有名な知覧の特攻記念館には、浄土真宗の、門徒のご子息の遺書があります。
「お母さん、お体大切に。私は最後にお母さんが何時も云われたお念仏を唱えながら空母に突入します。南無阿弥陀仏」。
熊本県出身で、十九歳の山下孝之少尉の遺書です。
阿弥陀さまの本願を信じお念仏を申せば仏さまに成らせていただく教えを、お母さんがいつもご子息にお話しになっていたのでしょう。お母さんを思い、お念仏一つにすがる若い青年の極限の思いが、胸を締め付けます。
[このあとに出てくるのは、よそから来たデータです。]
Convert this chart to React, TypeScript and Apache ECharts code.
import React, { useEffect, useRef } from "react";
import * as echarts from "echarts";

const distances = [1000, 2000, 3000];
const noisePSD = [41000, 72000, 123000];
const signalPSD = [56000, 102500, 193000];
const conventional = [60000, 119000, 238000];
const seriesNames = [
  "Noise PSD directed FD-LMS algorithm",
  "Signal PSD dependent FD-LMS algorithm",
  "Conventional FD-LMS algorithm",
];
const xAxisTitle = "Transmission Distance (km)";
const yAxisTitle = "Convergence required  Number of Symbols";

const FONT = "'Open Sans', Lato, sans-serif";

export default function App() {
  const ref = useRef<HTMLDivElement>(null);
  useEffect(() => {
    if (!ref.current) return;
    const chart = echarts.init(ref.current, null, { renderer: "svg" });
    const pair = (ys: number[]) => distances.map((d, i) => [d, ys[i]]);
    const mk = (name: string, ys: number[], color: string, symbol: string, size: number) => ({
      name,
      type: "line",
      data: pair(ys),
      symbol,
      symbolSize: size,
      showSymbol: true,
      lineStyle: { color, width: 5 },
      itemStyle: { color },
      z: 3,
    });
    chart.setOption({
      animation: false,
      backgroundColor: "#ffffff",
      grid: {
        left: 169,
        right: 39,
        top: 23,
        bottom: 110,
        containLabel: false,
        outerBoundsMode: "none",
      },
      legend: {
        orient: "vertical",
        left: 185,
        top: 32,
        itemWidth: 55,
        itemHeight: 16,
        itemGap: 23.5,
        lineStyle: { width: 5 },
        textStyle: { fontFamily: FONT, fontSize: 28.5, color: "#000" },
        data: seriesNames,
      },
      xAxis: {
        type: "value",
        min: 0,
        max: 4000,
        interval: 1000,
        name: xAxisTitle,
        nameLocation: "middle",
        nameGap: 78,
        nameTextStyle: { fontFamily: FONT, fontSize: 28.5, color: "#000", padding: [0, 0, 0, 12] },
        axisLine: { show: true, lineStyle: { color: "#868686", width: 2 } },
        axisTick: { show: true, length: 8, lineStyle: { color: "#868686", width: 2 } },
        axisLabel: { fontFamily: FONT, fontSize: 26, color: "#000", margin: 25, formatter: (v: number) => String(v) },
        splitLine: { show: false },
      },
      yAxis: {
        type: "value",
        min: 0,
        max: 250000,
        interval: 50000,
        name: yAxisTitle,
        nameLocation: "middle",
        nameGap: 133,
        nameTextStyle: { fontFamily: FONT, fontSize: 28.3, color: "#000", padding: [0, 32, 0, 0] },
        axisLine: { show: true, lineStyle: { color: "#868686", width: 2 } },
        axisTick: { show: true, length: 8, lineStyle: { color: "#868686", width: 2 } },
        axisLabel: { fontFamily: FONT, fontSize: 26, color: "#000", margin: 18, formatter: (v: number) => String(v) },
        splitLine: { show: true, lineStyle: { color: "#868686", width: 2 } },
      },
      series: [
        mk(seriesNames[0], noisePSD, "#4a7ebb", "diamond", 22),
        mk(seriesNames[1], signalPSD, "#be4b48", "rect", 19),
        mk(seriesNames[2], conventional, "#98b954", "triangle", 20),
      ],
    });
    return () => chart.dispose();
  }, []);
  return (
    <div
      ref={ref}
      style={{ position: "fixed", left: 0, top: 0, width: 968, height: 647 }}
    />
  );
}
石川県出身の岩倉三郎大尉・二十二歳に届いたお母さまからのお手紙もあります。
「バクダンかかえて行く時は 必ず忘れまいぞ(ナムアミダブツ)ととなえてくれ。これが母の頼みである。これさえ忘れないでいてくれたら 母はこの世に心配事はない。忘れないで となえてくれ。この次会う時は、(アミダ様)で会おうではないか。これが何よりも母の頼みである。忘れてはならないぞ」
お念仏をいただく人は、たとえこの娑婆世界で別れようとも、やがて必ず会うことのできるお浄土があるという阿弥陀さまの誓いをひたすら信じ、はるか石川の地より息子を願うお母様の姿が目に映ります。
二度と、このような若い方々が遺書を書いて戦地におもむくような時代にしてはなりません。二度と戦地におもむく息子に、母親が最後の手紙を書かねばならないような時代にしてはなりません。